Возвращаясь к договору между Сытиным и Дорошевичем, следует отметить некоторые особенности. Разумеется, издатель не мог настаивать на переносе популярной рубрики «За день», которую фельетонист продолжал вести в «России». Но тем не менее его фельетоны должны были быть «по возможности из московской жизни»: «Русское слово» выходит в Москве, нужно учитывать интересы читателей. А то, что Дорошевич живет в Петербурге, не помеха, поскольку информация о московских событиях поступает в столицу через те же газеты. Здесь к месту вспомнить о том, что опыт такой работы уже был у него, только, скажем так, обратного географического порядка, когда он жил в Москве и печатался в «Новостях дня» под псевдонимом «Петербургский обыватель». Но по сути ситуация конца 80-х годов весьма отличалась от положения, в котором находился Дорошевич в начале 1900-х. «Петербургский обыватель», имитируя свою осведомленность в столичных делах, выступал больше как остроумный хроникер текущей жизни. Договор же с Сытиным уже заключает популярный газетный писатель, свободный не только в выборе тем, но и в их жанровой подаче. Эту свободу и подразумевают обозначенные в договоре 52 фельетона. А вот что касается такого же количества «статей на общественные темы», то здесь в расплывчатой форме зафиксировано пожелание издателя, чтобы популярный и многожанровый автор не отдалялся от злободневной публицистики. Конечно, границы между фельетоном и статьей на общественную тему были отчасти условны, а потому хозяином положения, безусловно, оставался журналист. Дорошевич же предпочитал положение «вольного стрелка»: сегодня сатирический или юмористический рассказ, завтра фельетон или восточная сказка, а может быть, и театральная рецензия или мемуарный очерк. Абсолютная творческая свобода, соединяющая журналистскую практику с литературной традицией, — здесь была его подлинная стихия.

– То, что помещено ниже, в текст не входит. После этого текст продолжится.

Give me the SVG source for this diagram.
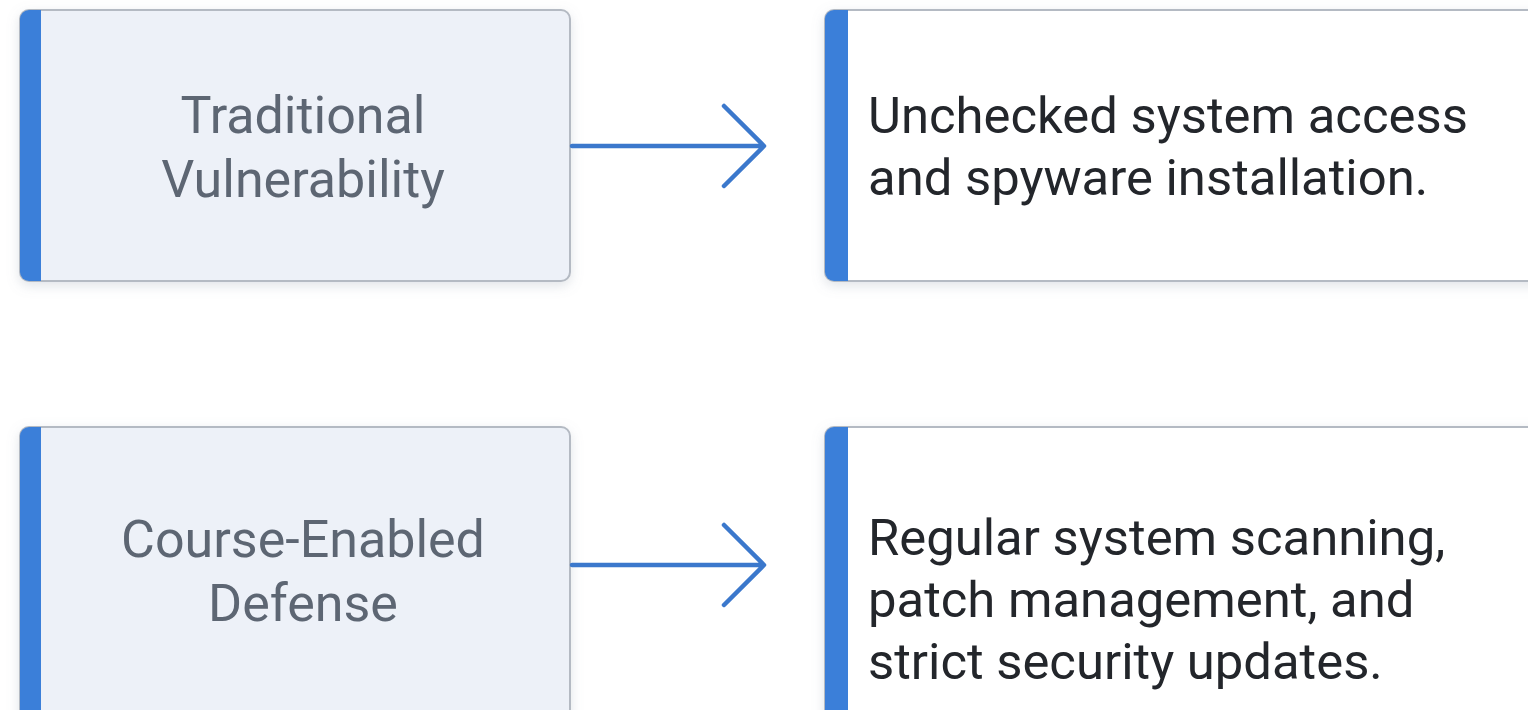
<svg xmlns="http://www.w3.org/2000/svg" width="1528" height="710" viewBox="0 0 1528 710">
  <defs>
    <filter id="sh" x="-10%" y="-10%" width="120%" height="130%">
      <feDropShadow dx="0" dy="4" stdDeviation="6" flood-color="#8a94a6" flood-opacity="0.25"/>
    </filter>
    <clipPath id="clipTL"><rect x="20" y="10" width="550" height="271" rx="9"/></clipPath>
    <clipPath id="clipTR"><rect x="825" y="10" width="760" height="271" rx="9"/></clipPath>
    <clipPath id="clipBL"><rect x="20" y="427" width="550" height="300" rx="9"/></clipPath>
    <clipPath id="clipBR"><rect x="825" y="427" width="760" height="300" rx="9"/></clipPath>
  </defs>
  <style>
    .lbox { fill: #edf1f8; stroke: #b4bac3; stroke-width: 2; }
    .rbox { fill: #ffffff; stroke: #b4bac3; stroke-width: 2; }
    .bar { fill: #3b7fd9; }
    .ltxt { font-family: Roboto, "Liberation Sans", sans-serif; font-size: 52px; font-weight: 400; fill: #5d6673; text-anchor: middle; }
    .rtxt { font-family: Roboto, "Liberation Sans", sans-serif; font-size: 50.8px; fill: #23262b; }
    .conn { stroke: #3b78cc; stroke-width: 4.5; fill: none; stroke-linecap: round; stroke-linejoin: round; }
  </style>
  <rect width="1528" height="710" fill="#ffffff"/>

  <g id="node-traditional">
    <rect class="lbox" x="20" y="10" width="550" height="271" rx="9" filter="url(#sh)"/>
    <rect class="bar" x="20" y="10" width="21" height="271" clip-path="url(#clipTL)"/>
    <text class="ltxt" x="303" y="133">Traditional</text>
    <text class="ltxt" x="303" y="197">Vulnerability</text>
  </g>

  <g id="node-unchecked">
    <rect class="rbox" x="825" y="10" width="760" height="271" rx="9" filter="url(#sh)"/>
    <rect class="bar" x="825" y="10" width="23" height="271" clip-path="url(#clipTR)"/>
    <text class="rtxt" x="868" y="133">Unchecked system access</text>
    <text class="rtxt" x="868" y="195">and spyware installation.</text>
  </g>

  <g id="node-course">
    <rect class="lbox" x="20" y="427" width="550" height="300" rx="9" filter="url(#sh)"/>
    <rect class="bar" x="20" y="427" width="21" height="300" clip-path="url(#clipBL)"/>
    <text class="ltxt" x="303" y="557">Course-Enabled</text>
    <text class="ltxt" x="303" y="621">Defense</text>
  </g>

  <g id="node-regular">
    <rect class="rbox" x="825" y="427" width="760" height="300" rx="9" filter="url(#sh)"/>
    <rect class="bar" x="825" y="427" width="23" height="300" clip-path="url(#clipBR)"/>
    <text class="rtxt" x="868" y="555">Regular system scanning,</text>
    <text class="rtxt" x="868" y="617">patch management, and</text>
    <text class="rtxt" x="868" y="679">strict security updates.</text>
  </g>

  <g id="connectors">
    <path class="conn" d="M572 146 H763 M724 106 L764 146 L724 186"/>
    <path class="conn" d="M572 565 H763 M724 525 L764 565 L724 605"/>
  </g>
</svg>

На протяжении последних трех с половиной месяцев 1901 года он публикует в «Русском слове» восточную сказку «Благодетель», посвященную братьям-купцам Бахрушиным, фельетон «Завоевание Москвы» (о «тихом, спокойном, культурном» нашествии немцев в старую столицу), мемуарные фельетоны о театральном антрепренере Георге Парадизе и своем юношеском сценическом дебюте в «Уриеле Акосте» («Мое знакомство с П. И. Вейнбергом»), рассказывает о деле Мамонтова («Мамонтовская эпопея») и порядках в Московской консерватории («В. И. Сафонов»), о судьбах встреченного на Сахалине убийцы Викторова («Московское Монте-Карло») и знаменитого купца-филантропа Г. Солодовникова. В этих публикациях так или иначе соблюден московский «акцент». Но рядом печатаются фельетон «Ли-Хунг-Чанг» (отклик на смерть «китайского Бисмарка»), этюд «М. Я. Пуаре», посвященный актрисе Александринского театра, построенная на мотивах восточных легенд и приуроченная к Рождеству Христову «Ночь чудес». Дорошевич разнообразен, свободен в выборе тем, сюжетов и их жанровых воплощений. Расставшись с традицией текущего комментирования городских новостей (рубрика «За день» периода «Новостей дня», «Московского листка», «Одесского листка») и уже в «России» перейдя к более крупным формам очерка, художественного фельетона, памфлета, эту свою свободу в «Русском слове» он будет развивать и укреплять все последующие годы.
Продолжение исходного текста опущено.